§ **The task**: Each line of the data that includes the string "React" is to be copied out.

§ **Data to process**:
+ + + +

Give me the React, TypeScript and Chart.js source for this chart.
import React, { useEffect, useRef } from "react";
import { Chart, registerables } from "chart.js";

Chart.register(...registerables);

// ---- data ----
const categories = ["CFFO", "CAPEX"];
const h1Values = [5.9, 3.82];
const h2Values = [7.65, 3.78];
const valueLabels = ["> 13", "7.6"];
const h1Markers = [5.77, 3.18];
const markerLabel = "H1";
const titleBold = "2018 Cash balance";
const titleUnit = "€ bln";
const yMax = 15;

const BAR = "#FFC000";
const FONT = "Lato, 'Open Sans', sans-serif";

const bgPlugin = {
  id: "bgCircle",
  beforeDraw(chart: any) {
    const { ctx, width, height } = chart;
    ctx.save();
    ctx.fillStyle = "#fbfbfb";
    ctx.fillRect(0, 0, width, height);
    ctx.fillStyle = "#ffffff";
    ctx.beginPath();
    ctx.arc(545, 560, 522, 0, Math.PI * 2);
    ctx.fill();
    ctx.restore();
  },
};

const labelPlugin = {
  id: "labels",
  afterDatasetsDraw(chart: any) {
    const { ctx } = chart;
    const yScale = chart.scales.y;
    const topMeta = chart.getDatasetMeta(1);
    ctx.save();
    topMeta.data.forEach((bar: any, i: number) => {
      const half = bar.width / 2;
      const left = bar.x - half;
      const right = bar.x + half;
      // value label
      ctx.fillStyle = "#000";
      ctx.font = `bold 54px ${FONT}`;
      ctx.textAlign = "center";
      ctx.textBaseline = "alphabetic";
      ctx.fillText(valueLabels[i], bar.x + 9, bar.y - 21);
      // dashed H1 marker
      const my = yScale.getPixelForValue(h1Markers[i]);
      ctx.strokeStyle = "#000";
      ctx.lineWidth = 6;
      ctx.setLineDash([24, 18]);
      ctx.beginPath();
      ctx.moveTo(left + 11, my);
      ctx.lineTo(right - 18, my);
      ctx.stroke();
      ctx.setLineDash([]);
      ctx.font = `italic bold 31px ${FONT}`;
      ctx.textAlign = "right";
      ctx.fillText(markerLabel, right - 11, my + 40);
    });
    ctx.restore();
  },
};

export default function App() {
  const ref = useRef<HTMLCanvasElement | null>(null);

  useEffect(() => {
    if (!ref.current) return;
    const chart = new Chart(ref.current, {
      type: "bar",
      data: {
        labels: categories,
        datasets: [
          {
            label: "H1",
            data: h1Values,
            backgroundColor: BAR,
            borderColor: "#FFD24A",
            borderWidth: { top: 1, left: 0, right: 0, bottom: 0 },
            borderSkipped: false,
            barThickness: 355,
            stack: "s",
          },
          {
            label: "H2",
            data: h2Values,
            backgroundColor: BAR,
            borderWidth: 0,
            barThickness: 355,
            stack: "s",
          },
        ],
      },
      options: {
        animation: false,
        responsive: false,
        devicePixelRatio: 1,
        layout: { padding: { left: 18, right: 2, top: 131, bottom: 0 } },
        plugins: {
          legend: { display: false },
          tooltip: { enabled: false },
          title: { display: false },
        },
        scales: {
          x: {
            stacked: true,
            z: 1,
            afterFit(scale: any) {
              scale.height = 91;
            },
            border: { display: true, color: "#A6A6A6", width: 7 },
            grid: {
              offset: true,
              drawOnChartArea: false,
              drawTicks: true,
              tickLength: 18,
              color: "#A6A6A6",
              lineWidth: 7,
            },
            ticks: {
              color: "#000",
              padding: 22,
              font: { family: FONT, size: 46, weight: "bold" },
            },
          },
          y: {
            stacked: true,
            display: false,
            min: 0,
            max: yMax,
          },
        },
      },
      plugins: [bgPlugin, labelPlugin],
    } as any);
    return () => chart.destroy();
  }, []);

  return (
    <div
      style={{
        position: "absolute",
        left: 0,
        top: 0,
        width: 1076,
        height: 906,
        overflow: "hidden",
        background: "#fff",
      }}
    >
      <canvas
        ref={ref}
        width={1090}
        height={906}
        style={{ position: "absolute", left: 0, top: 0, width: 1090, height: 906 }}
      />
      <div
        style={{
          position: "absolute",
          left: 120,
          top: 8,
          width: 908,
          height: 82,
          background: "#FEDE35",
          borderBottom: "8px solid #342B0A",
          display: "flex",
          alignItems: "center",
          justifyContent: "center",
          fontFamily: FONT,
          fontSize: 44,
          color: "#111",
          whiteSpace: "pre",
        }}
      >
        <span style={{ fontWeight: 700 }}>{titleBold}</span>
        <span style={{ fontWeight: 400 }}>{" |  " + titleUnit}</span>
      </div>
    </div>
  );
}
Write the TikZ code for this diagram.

+ + + +

§ **Exercise solution**:
Give me the React, TypeScript and Chart.js source for this chart.
import React, { useEffect, useRef } from "react";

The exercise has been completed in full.